Abstract

Patentability under the 35 U.S.C. § 103 obviousness standard relies on the ability of a person having ordinary skill in the art; however, the involvement of artificial intelligence in the inventive process challenges that standard. A misconception of the current capabilities of AI leads to arguments of universal obviousness where an independent and creative AI dominates the inventive process. Fortunately, AI of such a caliber does not yet exist. Thus, the difficulty of defining the inventive entity threatens patent protection’s incentive to innovate but need not extinguish the right to patentability outright. Redefining the standard of obviousness and distinguishing the user’s contributions enable the patentability of inventions resulting from the use of AI as an innovative tool. The proposed standard for the obviousness inquiry—a person having ordinary skill in AI—accounts for the inventor’s objectives, access to big and deep data, and knowledge of the existing datasets to control the form and operation of the machine learning resulting in AI-assisted inventions.
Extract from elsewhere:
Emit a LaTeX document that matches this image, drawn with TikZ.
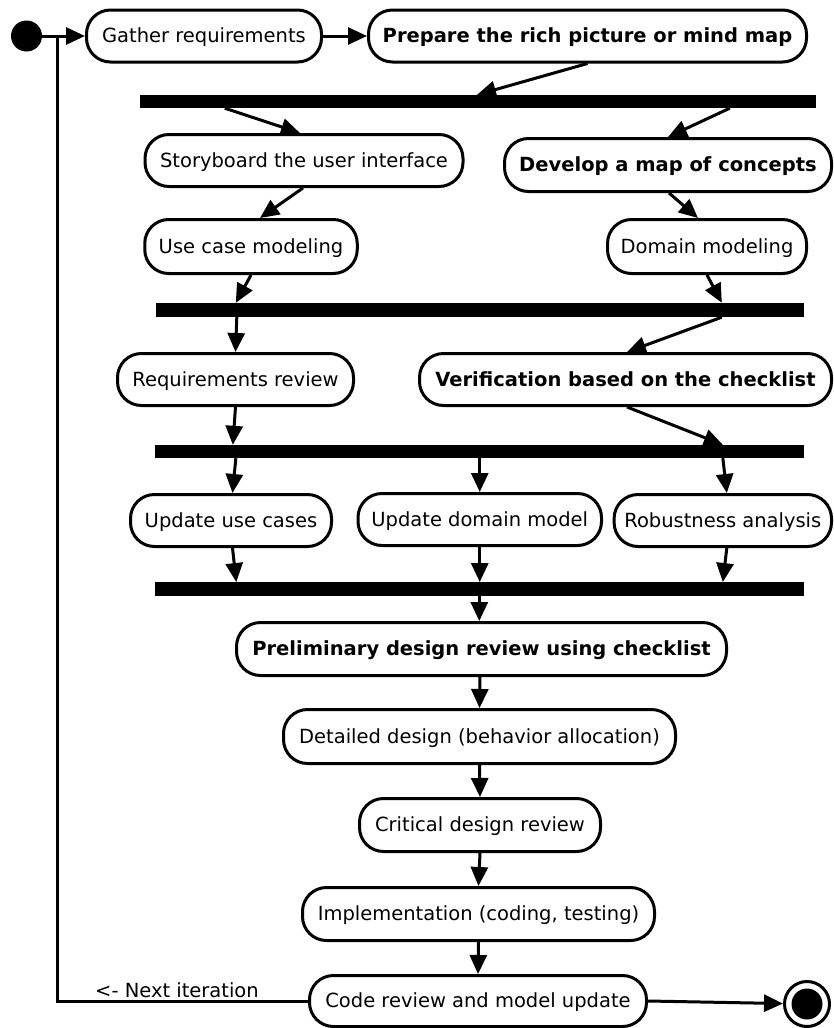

Preexisting common law for patenting chemical compounds and the evolution of the obviousness test permit shifting the standard to overcome the statutory hurdles facing the patentability of AI-assisted inventions. However, shifting the level of ordinary skill in the art to the user does not permit the patentability of independent and autonomous inventions by inventive AI systems. The standard proposed here turns on the effort exerted by the inventor in comparison to the AI system. The inventor’s control and design of the inventive process help to resolve the level of ordinary skill in the art for AI-assisted inventions by looking at the user’s starting point, motivation based on the prior art and data, reasonable expectation of success, and control over the inventive process. Thus, the user’s control defines the level of ordinary skill in the art and enables the trier of fact to refer to its established inquiries in determining obviousness.